17 maio 2013

O que se comemora amanhã: Dia Nacional da Luta Antimanicomial

Integrante do Movimento de Luta Antimanicomial, o escritor reconhece algumas conquistas, mas lamenta que batalhas como o combate aos eletrochoques – a Terapia do Terror, como prefere chamar – ainda não tenham sido vencidas.

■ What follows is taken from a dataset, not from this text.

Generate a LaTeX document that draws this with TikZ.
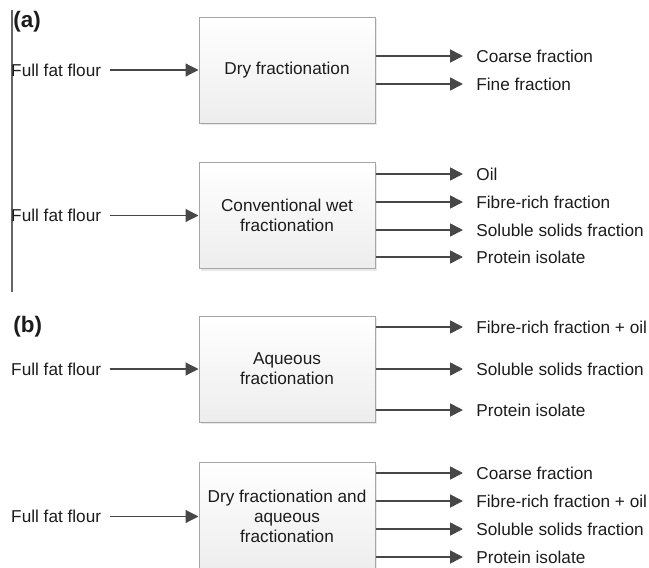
\documentclass[tikz,border=0pt]{standalone}
\usepackage{fontspec}
\setmainfont{Liberation Sans}
\usetikzlibrary{arrows.meta,positioning,shadows}
\definecolor{arrowgray}{HTML}{474747}
\definecolor{boxline}{HTML}{A6A6A6}
\definecolor{txt}{HTML}{1C1C1C}

\begin{document}
\begin{tikzpicture}[x=0.5pt,y=-0.5pt,>={Triangle[length=6.5pt,width=6.5pt]},
  every node/.style={font=\fontsize{8.6}{10}\selectfont,text=txt},
  proc/.style={draw=boxline,line width=0.5pt,top color=white,bottom color=gray!14,minimum width=88pt,minimum height=53pt,align=center,
    drop shadow={opacity=0.18,shadow xshift=1.2pt,shadow yshift=-1.2pt}},
  src/.style={inner xsep=4pt,inner ysep=0pt,text depth=0pt},
  prod/.style={anchor=west,inner xsep=6.5pt,inner ysep=0pt,text depth=0pt},
  tag/.style={anchor=west,inner sep=0pt,font=\fontsize{11.2}{13}\selectfont\bfseries},
  flow/.style={->,draw=arrowgray,line width=0.9pt},
  feed/.style={flow,line width=0.6pt}]
\useasboundingbox (0,0) rectangle (649,568);
\draw[gray!80!black,line width=0.6pt] (12,10) -- (12,292);
\node[tag] (taga) at (13,22) {(a)};
\node[tag] (tagb) at (13,327) {(b)};
% processing boxes
\node[proc] (dry) at (287,70) {Dry fractionation};
\node[proc] (wet) at (287,215.5) {Conventional wet\\fractionation};
\node[proc] (aq) at (287,369) {Aqueous\\fractionation};
\node[proc,minimum height=54pt] (dryaq) at (287,516.5) {Dry fractionation and\\aqueous\\fractionation};
% inputs
\foreach \b in {dry,wet,aq,dryaq} {
  \node[src,left=44.5pt of \b] (in\b) {Full fat flour};
  \draw[feed] (in\b) -- (\b);
}
% outputs
\foreach \txt/\y [count=\i] in {Coarse fraction/56,Fine fraction/84} {
  \node[prod] (dry\i) at (463,\y) {\txt}; \draw[flow] (dry.east |- dry\i.west) -- (dry\i.west); }
\foreach \txt/\y [count=\i] in {Oil/174,Fibre-rich fraction/202,Soluble solids fraction/230,Protein isolate/257} {
  \node[prod] (wet\i) at (463,\y) {\txt}; \draw[flow] (wet.east |- wet\i.west) -- (wet\i.west); }
\foreach \txt/\y [count=\i] in {Fibre-rich fraction + oil/327,Soluble solids fraction/369,Protein isolate/410} {
  \node[prod] (aq\i) at (463,\y) {\txt}; \draw[flow] (aq.east |- aq\i.west) -- (aq\i.west); }
\foreach \txt/\y [count=\i] in {Coarse fraction/473,Fibre-rich fraction + oil/501,Soluble solids fraction/529,Protein isolate/557} {
  \node[prod] (dryaq\i) at (463,\y) {\txt}; \draw[flow] (dryaq.east |- dryaq\i.west) -- (dryaq\i.west); }
\end{tikzpicture}
\end{document}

Austregésilo Carrano Bueno é escritor, ator e diretor de teatro. Escreveu o livro “Canto dos Malditos”, que deu origem ao filme “Bicho de Sete Cabeças” (dirigido por Laís Bodanzky) e conta a história da sua época como paciente psiquiátrico – uma história que a própria Rets já mostrou. Desde o fim desse pesadelo, que lhe rendeu um processo movido pelos médicos da clínica onde esteve internado, Carrano se empenha na defesa da reforma psiquiátrica. Às vésperas de mais um 18 de maio, quando se comemora o Dia Nacional de Luta Antimanicomial, voltamos a procurá-lo para conversar a respeito da situação do atendimento às pessoas com transtornos mentais no país.
Sobre o programa De Volta para Casa, criado pela Lei 10.708, de 31 de julho de 2003, para dar “assistência, acompanhamento e integração social, fora da unidade hospitalar, a pessoas acometidas de transtornos mentais com história de longa internação psiquiátrica”, Carrano não poupa críticas. ”Em 2005, o programa tinha como objetivo atingir mais de 2.500 pessoas. Conseguiram repassar esta verba para pouco mais de 800. Isto porque é muito burocrático, exigente demais. Exige, por exemplo, que o usuário tenha sido internado no mínimo por dois anos ininterruptos. Isto é um absurdo!”, reage.
Integrante do Movimento de Luta Antimanicomial, o escritor reconhece algumas conquistas, mas lamenta que batalhas como o combate aos eletrochoques – a Terapia do Terror, como prefere chamar – ainda não tenham sido vencidas. “Esta falsa psiquiatria que chamam de moderna matou mais de 300 mil pessoas e inutilizou, destruindo a saúde mental, número semelhante. São mais de 600 mil vítimas psiquiátricas somente no Brasil”, indigna-se.
Para elas, Carrano defende uma análise de cada caso por uma junta gratuita de advogados e o pagamento de indenizações. “Isto é fazer justiça social, ao contrário das esmolas sociais”, afirma.
Rets - O programa De Volta para Casa, lançado em 2003 pelo governo federal, foi bastante comemorado como uma iniciativa de reinserção das pessoas com transtornos mentais nas suas famílias. Você tem acompanhado a execução do programa? Como avalia?
Austregésilo Carrano - Em 2005, o programa tinha como objetivo atingir mais de 2.500 pessoas. Conseguiram repassar esta verba para pouco mais de 800. Isto porque é muito burocrático, exigente demais. Exige, por exemplo, que o usuário (paciente) tenha sido internado no mínimo por dois anos ininterruptos. Isto é um absurdo!
No meu caso, foram três anos e cinco meses de entra-e-sai em chiqueiros psiquiátricos. Eu, como milhares de outros, não teria o direito ao auxílio mínimo do programa De Volta para Casa. Nós, usuários e não-usuários que fomos violentados dentro dessas casas de extermínio, exigimos os mesmos direitos constitucionais que receberam os presos políticos na época da ditadura militar. Foram indenizados, e muito bem. Agora, para nós, vítimas psiquiátricas, e muitas em conluio com a ditadura militar, jogam um salarinho de fome e acham que a "dívida social" para conosco está saldada. Uma ova! Costumo citar o meu caso como exemplo de como esta experiência como cobaia psiquiátrica interferiu em minha vida.
Minha formação profissional foi anulada de forma estúpida por um erro médico-psiquiátrico. Três anos e meio de minha adolescência e de meu preparo profissional prejudicados. As seqüelas físicas e emocionais que abalam toda uma formação de comportamento, temperamento e efeitos em ações tomadas. Os preconceitos sociais enfrentados dia a dia, quando tomam conhecimento de seu histórico psiquiátrico, o que muitas vezes gera medo nas pessoas. Tudo somado leva ao preconceito agressivo, tanto físico como moral. Existem, assim, grandes chances de esses sobreviventes psiquiátricos serem levados ao isolamento social, ou seja, a uma destruição total do seu processo de reinserção, caso não tenha ajuda profissional como a que nós damos na Rede de Trabalhos Substitutivos aos Hospitais Psiquiátricos Brasileiros. É por esses e outros danos que exigimos que nossos casos sejam analisados gratuitamente por uma junta de advogados. Os que forem julgados merecedores de indenizações, que tenham integralmente respeitados seus direitos constitucionais e sejam indenizados. Isto é fazer justiça social, ao contrário das esmolas sociais.